Opposition largely centred on the fact that over 80pc of the offer was in the form of preference shares that are only payable in 10 years' time. Only €3.7m is being put on the table up front.
In addition, some farmers queried the €22m balance sheet value that was attributed to the cheese plant, and the absence of any valuation for the use of the 107-million-litre milk pool for the next 15 years.
An analysis carried out by Martin and Rea agricultural consultants claimed that if the value of €13m cheese stocks that go with the plant were included, GII was effectively getting the 17,000-tonne cheese plant for free.
It highlighted the comparatively higher value that farmers in Cork's Newmarket co-op had received from Kerry only three years previously.
However, as Mr Bergin emphasised to the Wexford men on the night of the vote, the Wexford plant has only half the capacity of the Newmarket plant and would require an additional €20m to bring it up to a comparable level.

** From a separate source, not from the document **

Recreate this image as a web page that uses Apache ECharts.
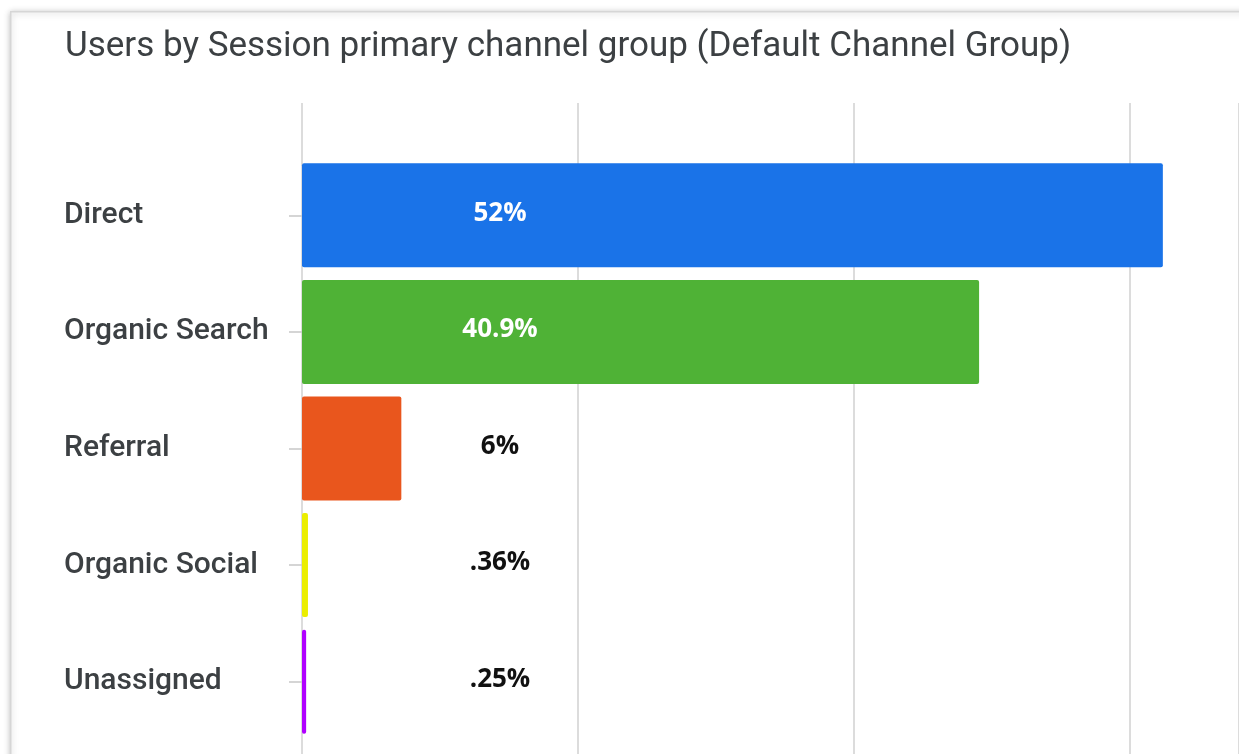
<!DOCTYPE html>
<html>
<head>
<meta charset="utf-8">
<title>Users by Session primary channel group</title>
<script src="https://cdn.jsdelivr.net/npm/echarts@6/dist/echarts.min.js"></script>
<style>
  html, body { margin: 0; padding: 0; background: #ffffff; }
  #chart { width: 1239px; height: 754px; }
</style>
</head>
<body>
<div id="chart"></div>
<script>
// Channel groups, top to bottom
const categories = ['Direct', 'Organic Search', 'Referral', 'Organic Social', 'Unassigned'];
// Share of users per channel, in percent
const shares = [52, 40.9, 6, 0.36, 0.25];
// Fill colour for each channel's bar
const barColors = ['#1a73e8', '#4fb236', '#e9561d', '#ebee00', '#b000ff'];

const chart = echarts.init(document.getElementById('chart'), null, { renderer: 'canvas' });

const LABEL_X = 198;        // label centre, measured from the bar's base
const AXIS_MAX = 56.6;      // plot runs to the right edge of the card
const AXIS_STEP = 50 / 3;

function formatShare(v) {
  const s = String(v);
  return (v < 1 ? s.replace(/^0/, '') : s) + '%';
}

function buildData(labelColors) {
  return shares.map((v, i) => ({
    value: v,
    itemStyle: { color: barColors[i] },
    label: { color: labelColors[i] }
  }));
}

const valueAxisBase = {
  type: 'value',
  min: 0,
  max: AXIS_MAX,
  interval: AXIS_STEP,
  axisLabel: { show: false },
  axisTick: { show: false },
  axisLine: { show: false }
};

const option = {
  backgroundColor: '#ffffff',
  animation: false,
  graphic: [{
    type: 'rect',
    left: 10, top: 11,
    shape: { width: 1300, height: 800 },
    style: {
      fill: '#ffffff',
      stroke: '#d6d6d6',
      lineWidth: 1.5,
      shadowBlur: 6,
      shadowColor: 'rgba(0,0,0,0.25)',
      shadowOffsetY: 1
    },
    z: -10,
    silent: true
  }],
  title: {
    text: 'Users by Session primary channel group (Default Channel Group)',
    left: 60,
    top: 25,
    textStyle: {
      fontFamily: 'Roboto',
      fontWeight: 400,
      fontSize: 35,
      color: '#3c4043'
    }
  },
  grid: [
    { left: 302, right: 0, top: 157, bottom: 14, containLabel: false },
    { left: 302, right: 0, top: 103, bottom: 0, containLabel: false }
  ],
  xAxis: [
    Object.assign({ gridIndex: 0, splitLine: { show: false } }, valueAxisBase),
    Object.assign({
      gridIndex: 1,
      splitLine: { show: true, lineStyle: { color: '#dcdcdc', width: 2 } }
    }, valueAxisBase)
  ],
  yAxis: [
    {
      gridIndex: 0,
      type: 'category',
      inverse: true,
      data: categories,
      axisLine: { show: false },
      axisTick: {
        show: true,
        alignWithLabel: true,
        length: 13,
        lineStyle: { color: '#c8c8c8', width: 1.5 }
      },
      axisLabel: {
        margin: 238,
        align: 'left',
        fontFamily: 'Roboto',
        fontWeight: 500,
        fontSize: 30,
        color: '#3c4043'
      }
    },
    { gridIndex: 1, type: 'value', show: false, min: 0, max: 1 }
  ],
  series: [{
    type: 'bar',
    xAxisIndex: 0,
    yAxisIndex: 0,
    barWidth: 104,
    data: buildData(shares.map(() => '#111111')),
    itemStyle: { borderRadius: 2 },
    label: {
      show: true,
      position: [LABEL_X, '48%'],
      align: 'center',
      verticalAlign: 'middle',
      fontFamily: 'Open Sans',
      fontWeight: 700,
      fontSize: 26,
      formatter: p => formatShare(p.value)
    }
  }]
};

chart.setOption(option);

// Labels that sit on top of their bar are white; those beyond the bar end are dark.
const labelColors = shares.map((v) => {
  const base = chart.convertToPixel({ xAxisIndex: 0 }, 0);
  const end = chart.convertToPixel({ xAxisIndex: 0 }, v);
  const halfText = formatShare(v).length * 8;
  return end > base + LABEL_X + halfText ? '#ffffff' : '#111111';
});
chart.setOption({ series: [{ data: buildData(labelColors) }] });
</script>
</body>
</html>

The fact that the deal would net the farmer shareholders an additional €12-17m in higher milk prices over the coming 15 years was another trump card for Bergin's offer.
At the end of the day, the farmer shareholders make a living from selling milk, and anything that boosts the monthly cheque is hard to ignore.
When that milk bonus was added to the bottom line, it meant that Wexford farmers were getting close to €31m for their plant and the use of their 107-million-litre milk pool until 2028.
Who knows what the dairy production landscape will be like here then?
But it's looking likely that if Mr Bergin's purple streak continues, GII will be sitting pretty.